start Material for this task

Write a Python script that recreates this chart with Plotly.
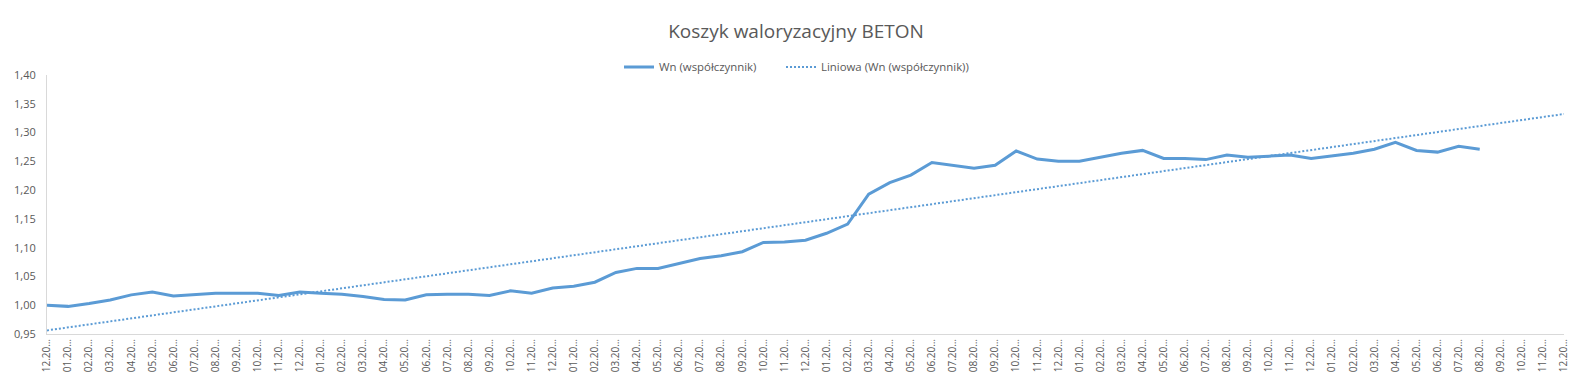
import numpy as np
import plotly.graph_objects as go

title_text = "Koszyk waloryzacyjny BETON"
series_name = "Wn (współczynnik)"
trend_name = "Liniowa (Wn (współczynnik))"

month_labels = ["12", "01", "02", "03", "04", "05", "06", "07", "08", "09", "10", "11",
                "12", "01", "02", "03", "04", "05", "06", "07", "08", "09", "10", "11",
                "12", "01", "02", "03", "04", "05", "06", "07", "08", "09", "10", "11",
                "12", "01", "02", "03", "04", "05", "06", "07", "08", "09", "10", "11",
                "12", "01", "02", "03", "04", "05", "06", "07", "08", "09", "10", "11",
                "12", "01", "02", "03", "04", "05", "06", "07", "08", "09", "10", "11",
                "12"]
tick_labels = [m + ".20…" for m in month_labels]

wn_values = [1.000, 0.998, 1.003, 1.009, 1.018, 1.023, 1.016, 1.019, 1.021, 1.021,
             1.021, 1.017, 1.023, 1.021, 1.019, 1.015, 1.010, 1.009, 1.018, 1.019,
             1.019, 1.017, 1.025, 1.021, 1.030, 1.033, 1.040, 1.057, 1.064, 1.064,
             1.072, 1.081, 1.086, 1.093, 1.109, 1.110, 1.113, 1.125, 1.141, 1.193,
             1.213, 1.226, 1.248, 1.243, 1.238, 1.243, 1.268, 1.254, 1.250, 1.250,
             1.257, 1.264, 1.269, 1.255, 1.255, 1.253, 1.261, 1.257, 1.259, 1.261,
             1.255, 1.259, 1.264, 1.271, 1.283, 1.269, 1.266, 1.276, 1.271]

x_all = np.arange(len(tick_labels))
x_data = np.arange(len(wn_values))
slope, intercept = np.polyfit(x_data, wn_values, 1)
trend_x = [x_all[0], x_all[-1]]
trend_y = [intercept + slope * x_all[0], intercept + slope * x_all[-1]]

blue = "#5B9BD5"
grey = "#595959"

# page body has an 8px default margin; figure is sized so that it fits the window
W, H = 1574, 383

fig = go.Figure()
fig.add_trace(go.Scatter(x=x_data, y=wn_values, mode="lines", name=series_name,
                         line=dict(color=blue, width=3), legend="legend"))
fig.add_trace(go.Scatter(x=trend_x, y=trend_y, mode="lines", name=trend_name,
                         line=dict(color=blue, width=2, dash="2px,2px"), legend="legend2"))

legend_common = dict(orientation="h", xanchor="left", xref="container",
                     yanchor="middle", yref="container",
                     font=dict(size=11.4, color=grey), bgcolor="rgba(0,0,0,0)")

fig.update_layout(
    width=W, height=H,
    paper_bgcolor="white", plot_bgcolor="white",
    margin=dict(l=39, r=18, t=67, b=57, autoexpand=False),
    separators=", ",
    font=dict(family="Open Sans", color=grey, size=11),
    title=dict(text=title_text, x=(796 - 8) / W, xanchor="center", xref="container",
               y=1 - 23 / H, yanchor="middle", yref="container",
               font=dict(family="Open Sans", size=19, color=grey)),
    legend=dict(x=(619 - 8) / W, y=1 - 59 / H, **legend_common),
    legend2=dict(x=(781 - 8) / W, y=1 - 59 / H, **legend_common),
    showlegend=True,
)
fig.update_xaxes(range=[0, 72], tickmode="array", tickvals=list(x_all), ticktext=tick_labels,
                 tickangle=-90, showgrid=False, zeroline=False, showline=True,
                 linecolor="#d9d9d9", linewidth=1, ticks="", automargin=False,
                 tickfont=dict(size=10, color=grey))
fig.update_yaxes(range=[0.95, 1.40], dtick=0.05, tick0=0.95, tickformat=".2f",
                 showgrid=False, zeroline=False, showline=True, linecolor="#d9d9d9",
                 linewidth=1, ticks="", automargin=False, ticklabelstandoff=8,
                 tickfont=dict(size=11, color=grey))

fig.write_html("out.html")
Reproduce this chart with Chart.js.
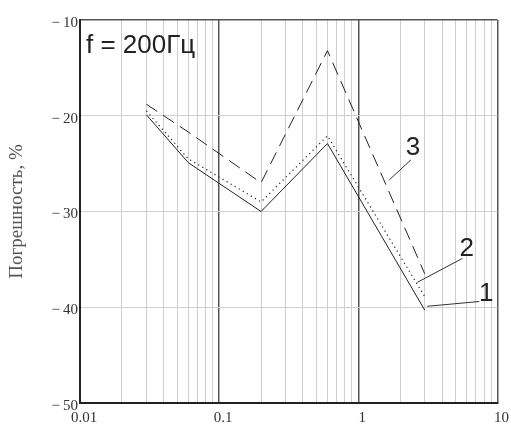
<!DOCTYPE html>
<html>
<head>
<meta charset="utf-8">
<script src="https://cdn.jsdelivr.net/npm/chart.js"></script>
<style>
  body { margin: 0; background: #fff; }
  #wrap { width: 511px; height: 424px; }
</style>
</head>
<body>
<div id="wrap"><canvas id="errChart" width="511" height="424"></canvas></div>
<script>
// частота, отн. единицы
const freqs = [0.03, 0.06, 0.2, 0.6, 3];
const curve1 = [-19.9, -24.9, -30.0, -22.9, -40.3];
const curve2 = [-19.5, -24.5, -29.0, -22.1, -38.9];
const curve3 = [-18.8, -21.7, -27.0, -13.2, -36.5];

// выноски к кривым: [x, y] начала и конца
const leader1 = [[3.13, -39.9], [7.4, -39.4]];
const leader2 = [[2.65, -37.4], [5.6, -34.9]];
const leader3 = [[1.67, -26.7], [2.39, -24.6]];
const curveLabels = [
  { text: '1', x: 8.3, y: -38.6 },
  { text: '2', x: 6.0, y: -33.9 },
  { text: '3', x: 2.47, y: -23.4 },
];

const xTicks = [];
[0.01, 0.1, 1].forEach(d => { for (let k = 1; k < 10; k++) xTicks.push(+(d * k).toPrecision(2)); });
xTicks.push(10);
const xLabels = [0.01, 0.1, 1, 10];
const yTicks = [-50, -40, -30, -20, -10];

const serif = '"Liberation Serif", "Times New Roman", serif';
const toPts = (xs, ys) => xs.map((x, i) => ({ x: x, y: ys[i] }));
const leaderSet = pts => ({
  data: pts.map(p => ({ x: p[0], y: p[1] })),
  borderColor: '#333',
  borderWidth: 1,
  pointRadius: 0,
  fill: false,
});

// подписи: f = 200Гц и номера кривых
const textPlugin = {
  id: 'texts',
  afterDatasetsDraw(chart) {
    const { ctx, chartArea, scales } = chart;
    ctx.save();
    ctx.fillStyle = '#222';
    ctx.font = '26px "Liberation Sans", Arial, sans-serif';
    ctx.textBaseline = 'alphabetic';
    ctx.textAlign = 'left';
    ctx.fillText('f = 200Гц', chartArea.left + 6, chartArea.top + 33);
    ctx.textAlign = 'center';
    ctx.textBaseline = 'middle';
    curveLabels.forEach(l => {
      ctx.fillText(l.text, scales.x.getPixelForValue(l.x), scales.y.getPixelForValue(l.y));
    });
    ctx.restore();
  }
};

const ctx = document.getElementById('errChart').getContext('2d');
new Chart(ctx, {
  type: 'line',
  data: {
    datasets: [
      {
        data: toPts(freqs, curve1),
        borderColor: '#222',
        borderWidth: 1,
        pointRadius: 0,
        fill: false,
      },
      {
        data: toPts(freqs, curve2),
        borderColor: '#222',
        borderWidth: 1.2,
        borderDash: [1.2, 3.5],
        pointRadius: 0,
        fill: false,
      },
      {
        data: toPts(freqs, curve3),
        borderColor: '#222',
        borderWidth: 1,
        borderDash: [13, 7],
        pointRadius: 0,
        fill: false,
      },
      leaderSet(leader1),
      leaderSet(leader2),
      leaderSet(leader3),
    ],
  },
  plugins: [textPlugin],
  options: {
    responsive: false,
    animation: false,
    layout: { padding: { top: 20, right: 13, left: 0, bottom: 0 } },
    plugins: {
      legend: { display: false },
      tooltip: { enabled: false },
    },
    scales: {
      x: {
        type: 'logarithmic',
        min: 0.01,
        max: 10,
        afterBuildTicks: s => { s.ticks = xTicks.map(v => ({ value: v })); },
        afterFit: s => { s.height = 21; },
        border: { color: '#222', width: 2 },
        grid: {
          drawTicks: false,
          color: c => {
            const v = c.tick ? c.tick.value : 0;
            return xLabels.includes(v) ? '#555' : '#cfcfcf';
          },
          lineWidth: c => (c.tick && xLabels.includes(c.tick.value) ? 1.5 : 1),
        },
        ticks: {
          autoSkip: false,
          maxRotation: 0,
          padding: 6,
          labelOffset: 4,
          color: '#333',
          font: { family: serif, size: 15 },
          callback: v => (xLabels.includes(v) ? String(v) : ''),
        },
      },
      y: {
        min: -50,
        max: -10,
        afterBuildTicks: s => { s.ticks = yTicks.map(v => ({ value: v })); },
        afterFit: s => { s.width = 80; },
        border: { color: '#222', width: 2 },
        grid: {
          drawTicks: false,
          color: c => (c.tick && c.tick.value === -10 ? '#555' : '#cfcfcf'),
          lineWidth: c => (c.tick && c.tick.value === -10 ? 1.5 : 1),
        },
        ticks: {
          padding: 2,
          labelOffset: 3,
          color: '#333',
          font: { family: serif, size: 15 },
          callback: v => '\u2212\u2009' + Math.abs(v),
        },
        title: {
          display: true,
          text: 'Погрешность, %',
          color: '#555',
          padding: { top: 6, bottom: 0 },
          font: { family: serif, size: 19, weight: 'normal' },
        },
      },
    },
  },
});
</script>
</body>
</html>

end Material for this task

Write out again, exactly, the lines from the start of the listing up to the line containing "tick_labels = [m", with both ends and without pictures.

Write a Python script that recreates this chart with Plotly.
import numpy as np
import plotly.graph_objects as go

title_text = "Koszyk waloryzacyjny BETON"
series_name = "Wn (współczynnik)"
trend_name = "Liniowa (Wn (współczynnik))"

month_labels = ["12", "01", "02", "03", "04", "05", "06", "07", "08", "09", "10", "11",
                "12", "01", "02", "03", "04", "05", "06", "07", "08", "09", "10", "11",
                "12", "01", "02", "03", "04", "05", "06", "07", "08", "09", "10", "11",
                "12", "01", "02", "03", "04", "05", "06", "07", "08", "09", "10", "11",
                "12", "01", "02", "03", "04", "05", "06", "07", "08", "09", "10", "11",
                "12", "01", "02", "03", "04", "05", "06", "07", "08", "09", "10", "11",
                "12"]
tick_labels = [m + ".20…" for m in month_labels]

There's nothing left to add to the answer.